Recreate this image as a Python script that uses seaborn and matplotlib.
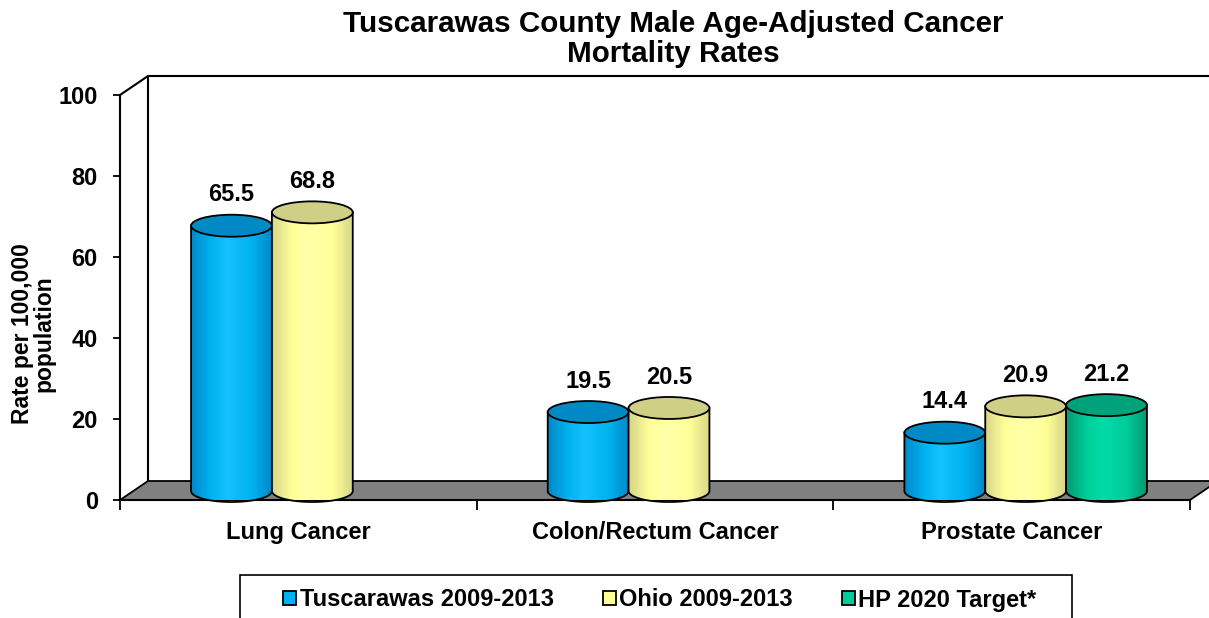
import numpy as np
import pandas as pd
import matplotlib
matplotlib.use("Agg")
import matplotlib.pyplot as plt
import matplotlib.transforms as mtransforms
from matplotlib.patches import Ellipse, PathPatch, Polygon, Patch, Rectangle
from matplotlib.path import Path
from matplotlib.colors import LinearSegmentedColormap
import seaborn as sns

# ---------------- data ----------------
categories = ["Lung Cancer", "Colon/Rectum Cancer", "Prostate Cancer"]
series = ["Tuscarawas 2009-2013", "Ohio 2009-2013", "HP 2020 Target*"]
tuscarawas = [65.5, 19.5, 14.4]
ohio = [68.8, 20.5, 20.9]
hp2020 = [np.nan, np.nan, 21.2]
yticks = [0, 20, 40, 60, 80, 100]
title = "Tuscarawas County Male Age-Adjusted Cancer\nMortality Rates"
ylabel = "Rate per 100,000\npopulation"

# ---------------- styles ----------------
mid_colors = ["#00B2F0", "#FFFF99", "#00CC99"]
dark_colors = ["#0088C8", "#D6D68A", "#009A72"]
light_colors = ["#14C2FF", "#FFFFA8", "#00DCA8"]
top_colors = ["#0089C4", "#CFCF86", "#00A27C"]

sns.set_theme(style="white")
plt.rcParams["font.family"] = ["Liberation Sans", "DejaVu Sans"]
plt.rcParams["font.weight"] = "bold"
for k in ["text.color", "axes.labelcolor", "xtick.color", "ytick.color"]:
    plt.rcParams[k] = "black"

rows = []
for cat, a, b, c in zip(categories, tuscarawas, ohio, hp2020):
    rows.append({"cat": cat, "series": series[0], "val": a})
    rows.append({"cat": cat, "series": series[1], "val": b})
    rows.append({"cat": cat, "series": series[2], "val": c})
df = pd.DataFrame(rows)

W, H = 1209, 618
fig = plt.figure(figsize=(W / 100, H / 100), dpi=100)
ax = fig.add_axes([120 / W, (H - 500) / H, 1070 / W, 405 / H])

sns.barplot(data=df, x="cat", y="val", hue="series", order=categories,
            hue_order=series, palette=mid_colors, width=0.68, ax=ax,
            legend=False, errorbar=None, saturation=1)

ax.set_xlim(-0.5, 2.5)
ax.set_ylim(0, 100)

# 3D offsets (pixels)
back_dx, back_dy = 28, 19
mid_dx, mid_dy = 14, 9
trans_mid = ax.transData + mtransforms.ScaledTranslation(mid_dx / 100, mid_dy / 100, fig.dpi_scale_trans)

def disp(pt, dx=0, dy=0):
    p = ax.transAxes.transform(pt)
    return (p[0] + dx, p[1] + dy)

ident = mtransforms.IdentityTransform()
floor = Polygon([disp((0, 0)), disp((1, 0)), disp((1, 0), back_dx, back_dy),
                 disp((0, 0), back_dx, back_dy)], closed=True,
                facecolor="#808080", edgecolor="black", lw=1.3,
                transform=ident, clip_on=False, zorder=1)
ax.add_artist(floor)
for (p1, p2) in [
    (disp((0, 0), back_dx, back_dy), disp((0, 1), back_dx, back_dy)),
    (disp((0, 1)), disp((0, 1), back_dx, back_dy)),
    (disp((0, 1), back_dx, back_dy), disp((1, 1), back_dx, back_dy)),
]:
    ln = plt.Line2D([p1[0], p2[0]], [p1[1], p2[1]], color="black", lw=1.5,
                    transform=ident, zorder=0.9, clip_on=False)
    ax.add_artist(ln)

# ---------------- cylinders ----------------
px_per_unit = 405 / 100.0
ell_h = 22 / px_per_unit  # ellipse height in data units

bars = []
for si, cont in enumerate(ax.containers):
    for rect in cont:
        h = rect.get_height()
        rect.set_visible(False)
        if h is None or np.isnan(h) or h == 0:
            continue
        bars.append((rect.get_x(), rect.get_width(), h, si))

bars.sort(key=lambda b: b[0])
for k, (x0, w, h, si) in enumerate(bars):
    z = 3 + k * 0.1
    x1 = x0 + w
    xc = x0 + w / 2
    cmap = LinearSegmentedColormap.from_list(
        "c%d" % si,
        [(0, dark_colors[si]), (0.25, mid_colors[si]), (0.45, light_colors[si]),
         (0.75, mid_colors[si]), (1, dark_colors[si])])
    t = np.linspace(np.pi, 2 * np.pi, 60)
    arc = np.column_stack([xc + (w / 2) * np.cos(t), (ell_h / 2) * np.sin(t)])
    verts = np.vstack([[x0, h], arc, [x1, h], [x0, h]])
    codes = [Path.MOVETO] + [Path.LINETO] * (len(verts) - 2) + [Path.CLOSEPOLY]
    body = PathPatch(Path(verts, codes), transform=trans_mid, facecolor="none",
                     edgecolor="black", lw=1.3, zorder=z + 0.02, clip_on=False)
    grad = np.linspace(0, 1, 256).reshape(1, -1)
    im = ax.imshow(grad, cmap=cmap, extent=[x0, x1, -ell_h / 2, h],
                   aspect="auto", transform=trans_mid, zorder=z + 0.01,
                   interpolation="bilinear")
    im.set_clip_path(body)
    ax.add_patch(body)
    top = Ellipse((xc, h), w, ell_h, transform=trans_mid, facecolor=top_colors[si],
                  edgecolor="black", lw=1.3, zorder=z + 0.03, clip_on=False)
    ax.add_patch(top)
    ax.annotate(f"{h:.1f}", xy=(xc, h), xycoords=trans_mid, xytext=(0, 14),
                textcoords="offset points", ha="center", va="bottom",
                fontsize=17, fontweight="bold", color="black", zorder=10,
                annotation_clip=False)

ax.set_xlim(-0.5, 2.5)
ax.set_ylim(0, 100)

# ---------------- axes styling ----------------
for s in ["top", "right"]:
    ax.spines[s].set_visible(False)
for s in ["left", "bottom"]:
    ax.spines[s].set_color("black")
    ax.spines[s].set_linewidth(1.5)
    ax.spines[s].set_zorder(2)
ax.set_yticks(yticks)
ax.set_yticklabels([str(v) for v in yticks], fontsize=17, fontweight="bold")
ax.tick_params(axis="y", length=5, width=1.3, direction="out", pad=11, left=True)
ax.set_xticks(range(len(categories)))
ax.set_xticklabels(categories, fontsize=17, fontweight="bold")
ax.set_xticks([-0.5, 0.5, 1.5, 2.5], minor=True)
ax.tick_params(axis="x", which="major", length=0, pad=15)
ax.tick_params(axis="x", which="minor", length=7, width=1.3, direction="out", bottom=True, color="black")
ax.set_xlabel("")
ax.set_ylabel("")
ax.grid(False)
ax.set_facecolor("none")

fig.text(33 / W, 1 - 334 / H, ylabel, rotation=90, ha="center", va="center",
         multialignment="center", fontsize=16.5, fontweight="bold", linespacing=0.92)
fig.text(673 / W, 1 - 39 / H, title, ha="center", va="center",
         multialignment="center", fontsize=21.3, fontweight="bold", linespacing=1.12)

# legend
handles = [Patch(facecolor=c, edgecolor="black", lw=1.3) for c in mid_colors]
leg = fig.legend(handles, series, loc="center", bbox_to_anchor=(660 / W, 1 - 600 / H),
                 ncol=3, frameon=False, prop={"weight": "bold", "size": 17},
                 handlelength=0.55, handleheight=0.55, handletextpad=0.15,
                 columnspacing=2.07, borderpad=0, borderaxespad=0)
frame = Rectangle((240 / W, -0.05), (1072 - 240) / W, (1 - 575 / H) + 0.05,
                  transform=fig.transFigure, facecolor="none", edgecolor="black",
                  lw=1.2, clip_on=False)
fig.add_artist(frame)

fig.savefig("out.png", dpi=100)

══════════════════════════════

### TASK DETAILS
Omitting all pictures, restate exactly the lines of the material from its start through the line that contains "df = pd.DataFrame(rows)".

### ANSWER FOR THE TASK
Recreate this image as a Python script that uses seaborn and matplotlib.
import numpy as np
import pandas as pd
import matplotlib
matplotlib.use("Agg")
import matplotlib.pyplot as plt
import matplotlib.transforms as mtransforms
from matplotlib.patches import Ellipse, PathPatch, Polygon, Patch, Rectangle
from matplotlib.path import Path
from matplotlib.colors import LinearSegmentedColormap
import seaborn as sns

# ---------------- data ----------------
categories = ["Lung Cancer", "Colon/Rectum Cancer", "Prostate Cancer"]
series = ["Tuscarawas 2009-2013", "Ohio 2009-2013", "HP 2020 Target*"]
tuscarawas = [65.5, 19.5, 14.4]
ohio = [68.8, 20.5, 20.9]
hp2020 = [np.nan, np.nan, 21.2]
yticks = [0, 20, 40, 60, 80, 100]
title = "Tuscarawas County Male Age-Adjusted Cancer\nMortality Rates"
ylabel = "Rate per 100,000\npopulation"

# ---------------- styles ----------------
mid_colors = ["#00B2F0", "#FFFF99", "#00CC99"]
dark_colors = ["#0088C8", "#D6D68A", "#009A72"]
light_colors = ["#14C2FF", "#FFFFA8", "#00DCA8"]
top_colors = ["#0089C4", "#CFCF86", "#00A27C"]

sns.set_theme(style="white")
plt.rcParams["font.family"] = ["Liberation Sans", "DejaVu Sans"]
plt.rcParams["font.weight"] = "bold"
for k in ["text.color", "axes.labelcolor", "xtick.color", "ytick.color"]:
    plt.rcParams[k] = "black"

rows = []
for cat, a, b, c in zip(categories, tuscarawas, ohio, hp2020):
    rows.append({"cat": cat, "series": series[0], "val": a})
    rows.append({"cat": cat, "series": series[1], "val": b})
    rows.append({"cat": cat, "series": series[2], "val": c})
df = pd.DataFrame(rows)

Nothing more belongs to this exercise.